── RECORDS SUPPLIED ──

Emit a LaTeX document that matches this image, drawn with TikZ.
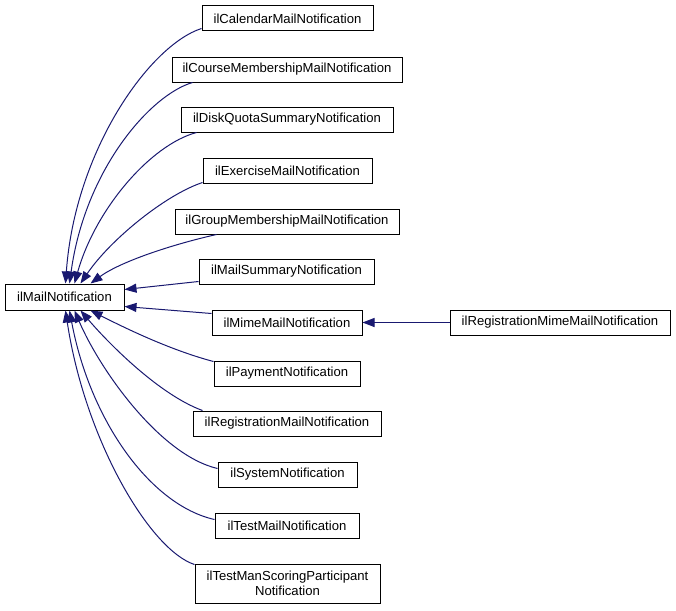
\documentclass[tikz,border=0pt]{standalone}
\usepackage{fontspec}
\setmainfont{Liberation Sans}
\usetikzlibrary{arrows.meta,calc}
\definecolor{edgeblue}{RGB}{25,25,112}
\begin{document}
\begin{tikzpicture}[x=1pt,y=-1pt,
  cls/.style={draw=black,fill=white,line width=1pt,inner sep=0pt,
    font=\fontsize{13.1}{15.2}\selectfont,align=center,minimum height=25pt},
  edge/.style={draw=edgeblue,line width=1pt,
    -{Triangle[length=12pt,width=9pt]}}]
\useasboundingbox (0,0) rectangle (676,610);
\node[cls,minimum width=171pt] (cal)    at (287.5,18.5)  {ilCalendarMailNotification};
\node[cls,minimum width=230pt] (course) at (287,69.5)    {ilCourseMembershipMailNotification};
\node[cls,minimum width=212pt] (disk)   at (287,119.5)   {ilDiskQuotaSummaryNotification};
\node[cls,minimum width=169pt] (exer)   at (287.5,170.5) {ilExerciseMailNotification};
\node[cls,minimum width=224pt] (group)  at (287,221.5)   {ilGroupMembershipMailNotification};
\node[cls,minimum width=175pt] (summ)   at (286.5,271.5) {ilMailSummaryNotification};
\node[cls,minimum width=119pt,minimum height=26pt] (mail) at (64.5,297) {ilMailNotification};
\node[cls,minimum width=150pt] (mime)   at (287,322.5)   {ilMimeMailNotification};
\node[cls,minimum width=146pt] (pay)    at (287,373.5)   {ilPaymentNotification};
\node[cls,minimum width=188pt] (reg)    at (287,423.5)   {ilRegistrationMailNotification};
\node[cls,minimum width=139pt] (sys)    at (287.5,474.5) {ilSystemNotification};
\node[cls,minimum width=144pt] (test)   at (287,525.5)   {ilTestMailNotification};
\node[cls,minimum width=185pt,minimum height=39pt] (tman) at (287.5,583.5) {ilTestManScoringParticipant\\Notification};
\node[cls,minimum width=220pt] (regmime) at (560,322.5)  {ilRegistrationMimeMailNotification};

\draw[edge] ($(cal.south west)+(0,-3)$) .. controls (150,45) and (75,150) .. ($(mail.north west)+(61,0)$);
\draw[edge] ($(course.south west)+(21,0)$) .. controls (150,95) and (85,170) .. ($(mail.north west)+(65,0)$);
\draw[edge] ($(disk.south west)+(16,0)$) .. controls (150,145) and (95,210) .. ($(mail.north west)+(70,0)$);
\draw[edge] ($(exer.south west)+(0,-1)$) .. controls (165,195) and (110,240) .. ($(mail.north west)+(76,0)$);
\draw[edge] ($(group.south west)+(42,0)$) .. controls (170,245) and (120,262) .. ($(mail.north west)+(86,0)$);
\draw[edge] ($(summ.south west)+(0,-3)$) -- ($(mail.north east)+(0,6)$);
\draw[edge] ($(mime.north west)+(0,4)$) -- ($(mail.south east)+(0,-4)$);
\draw[edge] ($(pay.north west)+(0,1)$) .. controls (170,350) and (125,328) .. ($(mail.south west)+(86,0)$);
\draw[edge] ($(reg.north west)+(10,0)$) .. controls (160,395) and (110,345) .. ($(mail.south west)+(76,0)$);
\draw[edge] ($(sys.west)+(0,-6)$) .. controls (160,455) and (100,370) .. ($(mail.south west)+(70,0)$);
\draw[edge] ($(test.west)+(0,-6)$) .. controls (150,505) and (90,420) .. ($(mail.south west)+(65,0)$);
\draw[edge] ($(tman.north west)+(0,1)$) .. controls (150,550) and (85,440) .. ($(mail.south west)+(61,0)$);
\draw[edge] (regmime.west) -- (mime.east);
\end{tikzpicture}
\end{document}
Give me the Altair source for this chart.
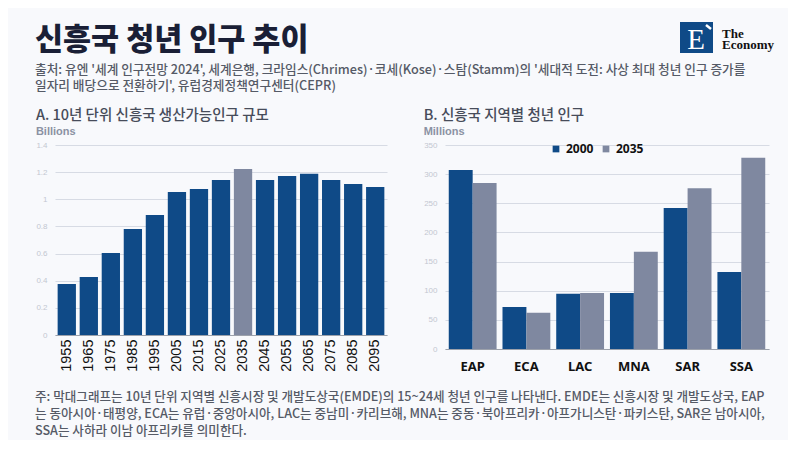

───

**BRIEF:** Restate the whole of the material word for word without the pictures.

**COMPLETE RESPONSE:**
Emit a LaTeX document that matches this image, drawn with TikZ.
\documentclass[tikz,border=0pt]{standalone}
\usepackage{fontspec}
\setmainfont{Liberation Sans}
\usetikzlibrary{arrows.meta,calc}
\definecolor{edgeblue}{RGB}{25,25,112}
\begin{document}
\begin{tikzpicture}[x=1pt,y=-1pt,
  cls/.style={draw=black,fill=white,line width=1pt,inner sep=0pt,
    font=\fontsize{13.1}{15.2}\selectfont,align=center,minimum height=25pt},
  edge/.style={draw=edgeblue,line width=1pt,
    -{Triangle[length=12pt,width=9pt]}}]
\useasboundingbox (0,0) rectangle (676,610);
\node[cls,minimum width=171pt] (cal)    at (287.5,18.5)  {ilCalendarMailNotification};
\node[cls,minimum width=230pt] (course) at (287,69.5)    {ilCourseMembershipMailNotification};
\node[cls,minimum width=212pt] (disk)   at (287,119.5)   {ilDiskQuotaSummaryNotification};
\node[cls,minimum width=169pt] (exer)   at (287.5,170.5) {ilExerciseMailNotification};
\node[cls,minimum width=224pt] (group)  at (287,221.5)   {ilGroupMembershipMailNotification};
\node[cls,minimum width=175pt] (summ)   at (286.5,271.5) {ilMailSummaryNotification};
\node[cls,minimum width=119pt,minimum height=26pt] (mail) at (64.5,297) {ilMailNotification};
\node[cls,minimum width=150pt] (mime)   at (287,322.5)   {ilMimeMailNotification};
\node[cls,minimum width=146pt] (pay)    at (287,373.5)   {ilPaymentNotification};
\node[cls,minimum width=188pt] (reg)    at (287,423.5)   {ilRegistrationMailNotification};
\node[cls,minimum width=139pt] (sys)    at (287.5,474.5) {ilSystemNotification};
\node[cls,minimum width=144pt] (test)   at (287,525.5)   {ilTestMailNotification};
\node[cls,minimum width=185pt,minimum height=39pt] (tman) at (287.5,583.5) {ilTestManScoringParticipant\\Notification};
\node[cls,minimum width=220pt] (regmime) at (560,322.5)  {ilRegistrationMimeMailNotification};

\draw[edge] ($(cal.south west)+(0,-3)$) .. controls (150,45) and (75,150) .. ($(mail.north west)+(61,0)$);
\draw[edge] ($(course.south west)+(21,0)$) .. controls (150,95) and (85,170) .. ($(mail.north west)+(65,0)$);
\draw[edge] ($(disk.south west)+(16,0)$) .. controls (150,145) and (95,210) .. ($(mail.north west)+(70,0)$);
\draw[edge] ($(exer.south west)+(0,-1)$) .. controls (165,195) and (110,240) .. ($(mail.north west)+(76,0)$);
\draw[edge] ($(group.south west)+(42,0)$) .. controls (170,245) and (120,262) .. ($(mail.north west)+(86,0)$);
\draw[edge] ($(summ.south west)+(0,-3)$) -- ($(mail.north east)+(0,6)$);
\draw[edge] ($(mime.north west)+(0,4)$) -- ($(mail.south east)+(0,-4)$);
\draw[edge] ($(pay.north west)+(0,1)$) .. controls (170,350) and (125,328) .. ($(mail.south west)+(86,0)$);
\draw[edge] ($(reg.north west)+(10,0)$) .. controls (160,395) and (110,345) .. ($(mail.south west)+(76,0)$);
\draw[edge] ($(sys.west)+(0,-6)$) .. controls (160,455) and (100,370) .. ($(mail.south west)+(70,0)$);
\draw[edge] ($(test.west)+(0,-6)$) .. controls (150,505) and (90,420) .. ($(mail.south west)+(65,0)$);
\draw[edge] ($(tman.north west)+(0,1)$) .. controls (150,550) and (85,440) .. ($(mail.south west)+(61,0)$);
\draw[edge] (regmime.west) -- (mime.east);
\end{tikzpicture}
\end{document}
Give me the Altair source for this chart.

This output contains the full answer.